My birth card (Major Arcana card you get to by adding down your birth date, month and year until you have a number that's less than ten) turned out to be... The Magician.
I wasn't feeling particularly magical when I made this discovery. This past year has been full of grief, depression, anxiety, and plenty of other deep feelings. I've been in midlife crisis mode, big-time. I've made sweeping changes and questionable choices.
Where work is concerned, I wondered: "What is the point?" My books are still selling, but only the old ones. When I write something new, I can't seem to convince more than 3 people to buy a copy. It's disheartening, it really is.
Life felt like something that was happening to me, not something I was actively engaged in. When I was numb, I didn't care whether I lived or died. When my feelings came back, I had too many all at once. Too many emotions, too strong. What's preferable? Feeling too much or feeling dead inside?
When I realized The Magician was my birth card, it opened up something inside me. Couldn't have come at a better time, because I was really starting to feel like I had no control over my life. Huge choices and life events all seemed to be in other people's hands, and I felt like I was just waiting for others to make a move so my life could finally begin.

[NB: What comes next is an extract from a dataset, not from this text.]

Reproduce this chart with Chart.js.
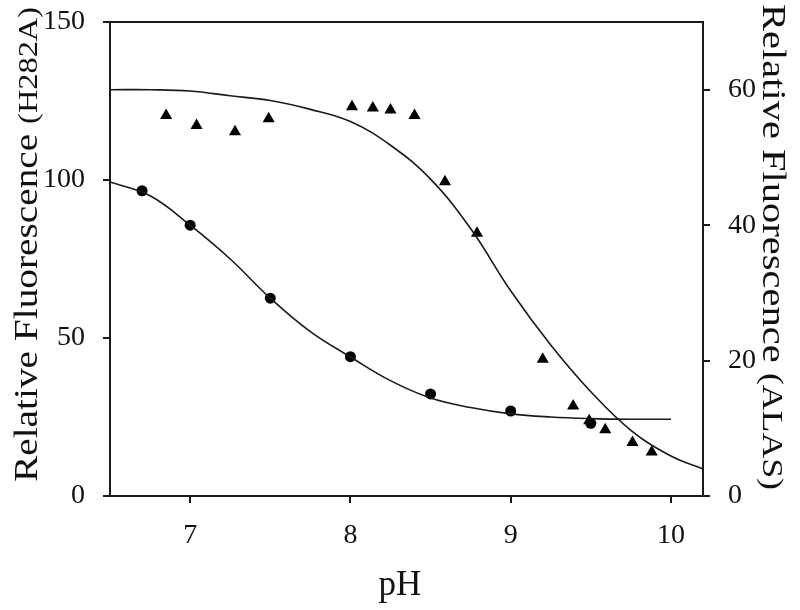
<!DOCTYPE html>
<html>
<head>
<meta charset="utf-8">
<script src="https://cdn.jsdelivr.net/npm/chart.js@4.4.1/dist/chart.umd.min.js"></script>
<style>
html,body{margin:0;padding:0;background:#fff;}
canvas{display:block;}
</style>
</head>
<body>
<canvas id="c" width="800" height="610"></canvas>
<script>
// ---- data ----
const circlePH = [6.7, 7.0, 7.5, 8.0, 8.5, 9.0, 9.5];
const circleF  = [96.6, 85.7, 62.6, 44.1, 32.3, 26.9, 23.0];           // left axis (H282A)

const trianglePH = [6.85, 7.04, 7.28, 7.49, 8.01, 8.14, 8.25, 8.40, 8.59, 8.79, 9.20, 9.39, 9.49, 9.59, 9.76, 9.88];
const triangleF  = [56.2, 54.7, 53.8, 55.7, 57.5, 57.3, 57.0, 56.2, 46.4, 38.8, 20.2, 13.3, 11.1, 9.8, 7.9, 6.5]; // right axis (ALAS)

const fitPH1 = [6.5, 6.75, 7.0, 7.25, 7.5, 7.75, 8.0, 8.25, 8.5, 8.75, 9.0, 9.25, 9.5, 9.75, 10.0];
const fitF1  = [99.4, 95.0, 85.7, 75.0, 62.6, 52.0, 44.0, 36.5, 31.0, 28.0, 26.0, 25.0, 24.5, 24.3, 24.3];

const fitPH2 = [6.5, 6.75, 7.0, 7.25, 7.5, 7.75, 8.0, 8.25, 8.5, 8.75, 9.0, 9.25, 9.5, 9.75, 10.0, 10.2];
const fitF2  = [60.0, 60.0, 59.8, 59.1, 58.4, 57.1, 55.3, 51.8, 46.8, 39.5, 30.3, 22.3, 15.4, 9.7, 5.9, 4.0];

const xTicks  = [7, 8, 9, 10];
const yTicks  = [0, 50, 100, 150];
const y2Ticks = [0, 20, 40, 60];

const xTitle = 'pH';
const yTitle = ['Relative Fluorescence ', '(H282A)'];
const y2Title = ['Relative Fluorescence ', '(ALAS)'];

// ---- styling ----
const SERIF = '"Liberation Serif", "Times New Roman", serif';
const INK = '#111';
const LINE = '#1a1a1a';
const pts = (xs, ys) => xs.map((x, i) => ({x: x, y: ys[i]}));

const tickFont = {family: SERIF, size: 28};

function zeroPad(s) { s.paddingTop = 0; s.paddingBottom = 0; s.paddingLeft = 0; s.paddingRight = 0; }

function axisCommon(ticksArr, pad) {
  return {
    afterBuildTicks: s => { s.ticks = ticksArr.map(v => ({value: v})); },
    grid: {display: true, drawOnChartArea: false, drawTicks: true, tickLength: 7, color: LINE, lineWidth: 2},
    border: {display: true, color: LINE, width: 2},
    ticks: {font: tickFont, color: INK, padding: pad, autoSkip: false, maxRotation: 0, minRotation: 0}
  };
}

const decor = {
  id: 'decor',
  afterDraw(chart) {
    const ctx = chart.ctx;
    const a = chart.chartArea;
    ctx.save();
    // top frame line
    ctx.strokeStyle = LINE;
    ctx.lineWidth = 2;
    ctx.beginPath();
    ctx.moveTo(a.left, a.top);
    ctx.lineTo(a.right, a.top);
    ctx.stroke();

    ctx.fillStyle = INK;
    ctx.textAlign = 'left';
    ctx.textBaseline = 'alphabetic';

    function drawParts(parts, sizes, target) {
      let w = 0;
      const widths = parts.map((p, i) => { ctx.font = sizes[i] + 'px ' + SERIF; const m = ctx.measureText(p).width; w += m; return m; });
      const s = target / w;
      ctx.scale(s, 1);
      let x = 0;
      parts.forEach((p, i) => { ctx.font = sizes[i] + 'px ' + SERIF; ctx.fillText(p, x, 0); x += widths[i]; });
    }

    // left title (reads bottom to top)
    ctx.save();
    ctx.translate(37, 482);
    ctx.rotate(-Math.PI / 2);
    drawParts(yTitle, [34, 28], 475);
    ctx.restore();

    // right title (reads top to bottom)
    ctx.save();
    ctx.translate(763, 4);
    ctx.rotate(Math.PI / 2);
    drawParts(y2Title, [34, 30], 486);
    ctx.restore();

    // x title
    ctx.font = '35px ' + SERIF;
    ctx.textAlign = 'center';
    ctx.fillText(xTitle, 400, 595);
    ctx.restore();
  }
};

new Chart(document.getElementById('c'), {
  type: 'scatter',
  data: {
    datasets: [
      {data: pts(fitPH1, fitF1), yAxisID: 'y', showLine: true, pointRadius: 0, borderColor: LINE, borderWidth: 1.6, tension: 0.4, fill: false},
      {data: pts(fitPH2, fitF2), yAxisID: 'y2', showLine: true, pointRadius: 0, borderColor: LINE, borderWidth: 1.6, tension: 0.4, fill: false},
      {data: pts(circlePH, circleF), yAxisID: 'y', showLine: false, pointStyle: 'circle', pointRadius: 5.5, backgroundColor: '#000', borderColor: '#000', borderWidth: 0},
      {data: pts(trianglePH, triangleF), yAxisID: 'y2', showLine: false, pointStyle: 'triangle', pointRadius: 7, backgroundColor: '#000', borderColor: '#000', borderWidth: 0}
    ]
  },
  options: {
    responsive: false,
    animation: false,
    layout: {padding: {top: 22, left: 0, right: 0, bottom: 0}},
    plugins: {legend: {display: false}, tooltip: {enabled: false}},
    scales: {
      x: Object.assign(axisCommon(xTicks, 16), {type: 'linear', min: 6.5, max: 10.2, position: 'bottom',
        afterFit: s => { s.height = 114; zeroPad(s); }}),
      y: Object.assign(axisCommon(yTicks, 18), {type: 'linear', min: 0, max: 150, position: 'left',
        afterFit: s => { s.width = 110; zeroPad(s); }}),
      y2: Object.assign(axisCommon(y2Ticks, 18), {type: 'linear', min: 0, max: 70, position: 'right',
        afterFit: s => { s.width = 97; zeroPad(s); }})
    }
  },
  plugins: [decor]
});
</script>
</body>
</html>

The Magician doesn't wait around. The Magician makes things happen. He is me. I can manifest my will here on earth! I can do it!
One of the tarot podcasters I listen to and love is constantly saying that nothing's fixed in stone--if you don't like the direction your life is going, you can change it. For some reason, that had never occurred to me. I felt like I just had to wait around until something happened, and hope it was something good.
The Magician card convinced me that I have a part to play in my own life. I don't have to feel like everyone else is running the show (though, realistically, I still do, most of the time). I have the option of making choices and acting on those choices. I can choose which direction I want my life to go.
Even that much is progress. A few months ago, I felt like I had no life left in me.